> WRITTEN PROBLEM
Return each line containing "source".

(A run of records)
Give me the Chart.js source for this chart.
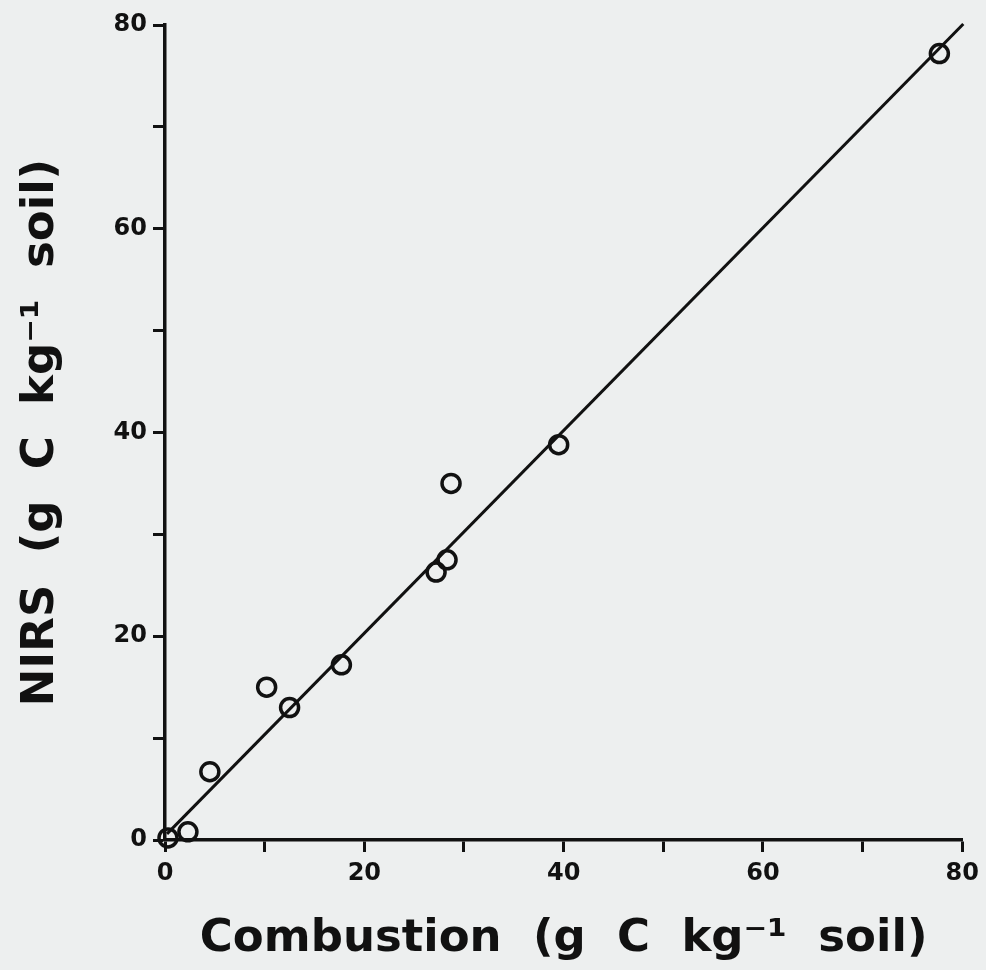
<!DOCTYPE html>
<html>
<head>
<meta charset="utf-8">
<script src="https://cdn.jsdelivr.net/npm/chart.js@4/dist/chart.umd.min.js"></script>
<style>
    html, body { margin: 0; padding: 0; background: #edefef; }
    #wrap { width: 986px; height: 970px; }
</style>
</head>
<body>
<div id="wrap"><canvas id="grafica"></canvas></div>
<script>
// valores
const combustion = [0.3, 2.3, 4.5, 10.2, 12.5, 17.7, 27.2, 28.3, 28.7, 39.5, 77.7];
const nirs = [0.2, 0.8, 6.7, 15.0, 13.0, 17.2, 26.3, 27.5, 35.0, 38.8, 77.2];
const rectaX = [0.2, 80.1];
const rectaY = [0.6, 80.1];
const ticksX = [0, 20, 40, 60, 80];
const ticksY = [0, 20, 40, 60, 80];

const negro = "#111";
const fuente = "'DejaVu Sans', sans-serif";

const fondo = {
    id: "fondo",
    beforeDraw(chart) {
        const ctx = chart.ctx;
        ctx.save();
        ctx.fillStyle = "#edefef";
        ctx.fillRect(0, 0, chart.width, chart.height);
        ctx.restore();
    }
};

function escala(titulo, etiquetas, pad) {
    return {
        type: "linear",
        min: 0,
        max: 80,
        border: { display: true, color: negro, width: 3.5 },
        grid: { drawOnChartArea: false, drawTicks: true, tickLength: 12, tickWidth: 3, color: negro },
        ticks: {
            stepSize: 10,
            color: negro,
            padding: pad,
            font: { family: fuente, size: 24, weight: "bold" },
            callback: (v) => etiquetas.includes(v) ? String(v) : ""
        },
        title: {
            display: true,
            text: titulo,
            color: negro,
            font: { family: fuente, size: 45, weight: "bold" }
        }
    };
}

const opcionesX = escala("Combustion  (g  C  kg\u207B\u00B9  soil)", ticksX, 7);
opcionesX.title.padding = { top: 0, bottom: 4 };
opcionesX.afterFit = (s) => { s.height = 130; };

const opcionesY = escala("NIRS  (g  C  kg\u207B\u00B9  soil)", ticksY, 6);
opcionesY.title.padding = { top: 14, bottom: 0 };
opcionesY.afterFit = (s) => { s.width = 165; };

new Chart(document.getElementById("grafica"), {
    type: "scatter",
    data: {
        datasets: [
            {
                label: "Recta",
                type: "line",
                data: rectaX.map((x, i) => ({ x: x, y: rectaY[i] })),
                borderColor: negro,
                borderWidth: 3,
                pointRadius: 0,
                clip: false
            },
            {
                label: "Muestras",
                data: combustion.map((x, i) => ({ x: x, y: nirs[i] })),
                pointStyle: "circle",
                pointRadius: 9,
                pointBorderWidth: 3.5,
                pointBorderColor: negro,
                pointBackgroundColor: "rgba(0,0,0,0)",
                clip: false
            }
        ]
    },
    options: {
        responsive: true,
        maintainAspectRatio: false,
        animation: false,
        layout: { padding: { left: 0, right: 21, top: 25, bottom: 0 } },
        plugins: {
            legend: { display: false },
            tooltip: { enabled: false }
        },
        scales: { x: opcionesX, y: opcionesY }
    },
    plugins: [fondo]
});
</script>
</body>
</html>
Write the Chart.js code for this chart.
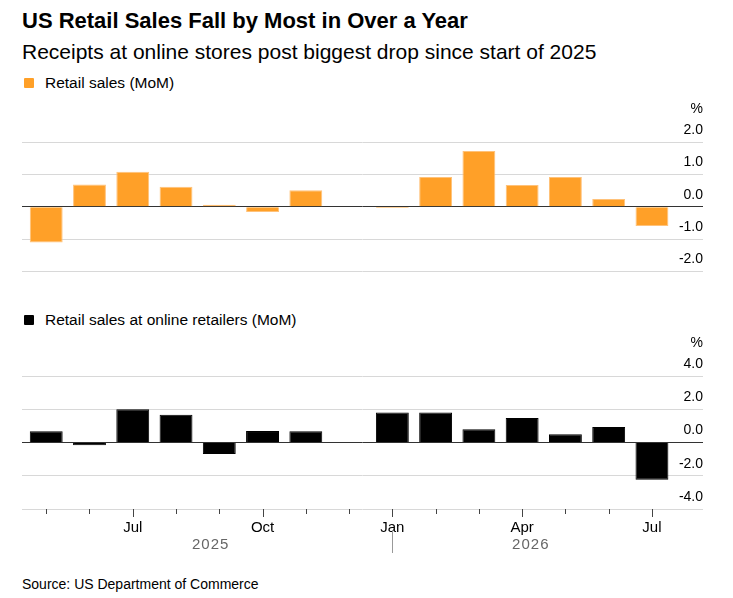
<!DOCTYPE html>
<html>
<head>
<meta charset="utf-8">
<script src="https://cdn.jsdelivr.net/npm/chart.js@4"></script>
<style>
  body { margin: 0; background: #fff; font-family: "Liberation Sans", Arial, sans-serif; }
  #wrap { position: relative; width: 733px; height: 598px; }
  .title { position: absolute; left: 22px; top: 8px; font-size: 22px; font-weight: bold; color: #000; }
  .sub { position: absolute; left: 22px; top: 40px; font-size: 21px; color: #000; }
  .legend { position: absolute; left: 24px; font-size: 15.5px; color: #000; }
  .legend span { display: inline-block; width: 10px; height: 10px; margin-right: 11px; border-radius: 1px; }
  .source { position: absolute; left: 22px; top: 576px; font-size: 14px; color: #000; }
  canvas { position: absolute; left: 0; }
</style>
</head>
<body>
<div id="wrap">
  <div class="title">US Retail Sales Fall by Most in Over a Year</div>
  <div class="sub">Receipts at online stores post biggest drop since start of 2025</div>
  <div class="legend" style="top:74px"><span style="background:#ffa028"></span>Retail sales (MoM)</div>
  <div class="legend" style="top:311px"><span style="background:#000"></span>Retail sales at online retailers (MoM)</div>
  <canvas id="top" width="733" height="180" style="top:100px"></canvas>
  <canvas id="bottom" width="733" height="235" style="top:330px"></canvas>
  <div class="source">Source: US Department of Commerce</div>
</div>
<script>
// months May 2025 .. Jul 2026
const months = ["May", "Jun", "Jul", "Aug", "Sep", "Oct", "Nov", "Dec", "Jan", "Feb", "Mar", "Apr", "May", "Jun", "Jul"];
const monthLabels = ["", "", "Jul", "", "", "Oct", "", "", "Jan", "", "", "Apr", "", "", "Jul"];
const retailSales = [-1.1, 0.69, 1.08, 0.62, 0.06, -0.16, 0.51, null, -0.04, 0.92, 1.72, 0.67, 0.92, 0.24, -0.59];
const onlineSales = [0.67, -0.16, 2.0, 1.67, -0.69, 0.69, 0.67, null, 1.8, 1.8, 0.79, 1.47, 0.5, 0.93, -2.24];
const topTicks = [-2, -1, 0, 1, 2];
const bottomTicks = [-4, -2, 0, 2, 4];
const years = [{ text: "2025", at: 3.8 }, { text: "2026", at: 11.2 }];

const FONT = "'Liberation Sans', Arial, sans-serif";

function points(values) {
  return values.map((v, i) => ({ x: i, y: v }));
}

// "%" above the right axis
const percentSign = {
  id: "percentSign",
  afterDraw(chart) {
    const ctx = chart.ctx;
    ctx.save();
    ctx.font = "14px " + FONT;
    ctx.fillStyle = "#000";
    ctx.textAlign = "right";
    ctx.textBaseline = "middle";
    ctx.fillText("%", chart.chartArea.right, chart.chartArea.top - 33);
    ctx.restore();
  }
};

// month ticks, year labels and year separator
const monthAxis = {
  id: "monthAxis",
  afterDraw(chart) {
    const x = chart.scales.x;
    const ctx = chart.ctx;
    const bottom = chart.chartArea.bottom;
    ctx.save();
    ctx.strokeStyle = "#444";
    ctx.lineWidth = 1;
    months.forEach((m, i) => {
      const px = Math.round(x.getPixelForValue(i)) + 0.5;
      ctx.beginPath();
      ctx.moveTo(px, bottom);
      ctx.lineTo(px, bottom + (monthLabels[i] ? 8 : 5));
      ctx.stroke();
    });
    const jan = Math.round(x.getPixelForValue(months.indexOf("Jan"))) + 0.5;
    ctx.strokeStyle = "#999";
    ctx.beginPath();
    ctx.moveTo(jan, bottom + 22);
    ctx.lineTo(jan, bottom + 44);
    ctx.stroke();
    ctx.font = "15px " + FONT;
    ctx.letterSpacing = "1px";
    ctx.fillStyle = "#666";
    ctx.textAlign = "center";
    ctx.textBaseline = "middle";
    years.forEach(y => ctx.fillText(y.text, x.getPixelForValue(y.at), bottom + 36));
    ctx.restore();
  }
};

function makeChart(id, values, color, border, ticks, pad, showMonths) {
  return new Chart(document.getElementById(id), {
    type: "bar",
    data: {
      datasets: [{
        data: points(values),
        backgroundColor: color,
        borderColor: border,
        borderWidth: 1,
        borderSkipped: "bottom",
        barPercentage: 0.76,
        categoryPercentage: 1
      }]
    },
    options: {
      responsive: false,
      animation: false,
      layout: { padding: pad },
      plugins: { legend: { display: false }, tooltip: { enabled: false } },
      scales: {
        x: {
          type: "linear",
          offset: false,
          min: -0.56,
          max: 15.18,
          display: showMonths,
          afterBuildTicks: axis => { axis.ticks = months.map((m, i) => ({ value: i })); },
          grid: { display: false },
          border: { display: false },
          ticks: {
            autoSkip: false,
            maxRotation: 0,
            padding: 2,
            color: "#000",
            font: { family: FONT, size: 15 },
            callback: (v) => monthLabels[v] || ""
          }
        },
        y: {
          position: "right",
          min: ticks[0],
          max: ticks[ticks.length - 1],
          afterBuildTicks: axis => { axis.ticks = ticks.map(v => ({ value: v })); },
          border: { display: false },
          grid: {
            drawTicks: false,
            color: ctx => ctx.tick && ctx.tick.value === 0 ? "#333" : "#d8d8d8",
            lineWidth: 1
          },
          ticks: {
            mirror: true,
            padding: 0,
            labelOffset: -12,
            color: "#000",
            font: { family: FONT, size: 14 },
            callback: v => v.toFixed(1)
          }
        }
      }
    },
    plugins: showMonths ? [percentSign, monthAxis] : [percentSign]
  });
}

makeChart("top", retailSales, "#ffa028", "#ffc27a", topTicks, { top: 42, bottom: 7, left: 22, right: 30 }, false);
makeChart("bottom", onlineSales, "#000", "#000", bottomTicks, { top: 46, bottom: 26, left: 22, right: 30 }, true);
</script>
</body>
</html>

> ANSWER TO THIS TASK
Give me the Chart.js source for this chart.
  .source { position: absolute; left: 22px; top: 576px; font-size: 14px; color: #000; }
  <div class="source">Source: US Department of Commerce</div>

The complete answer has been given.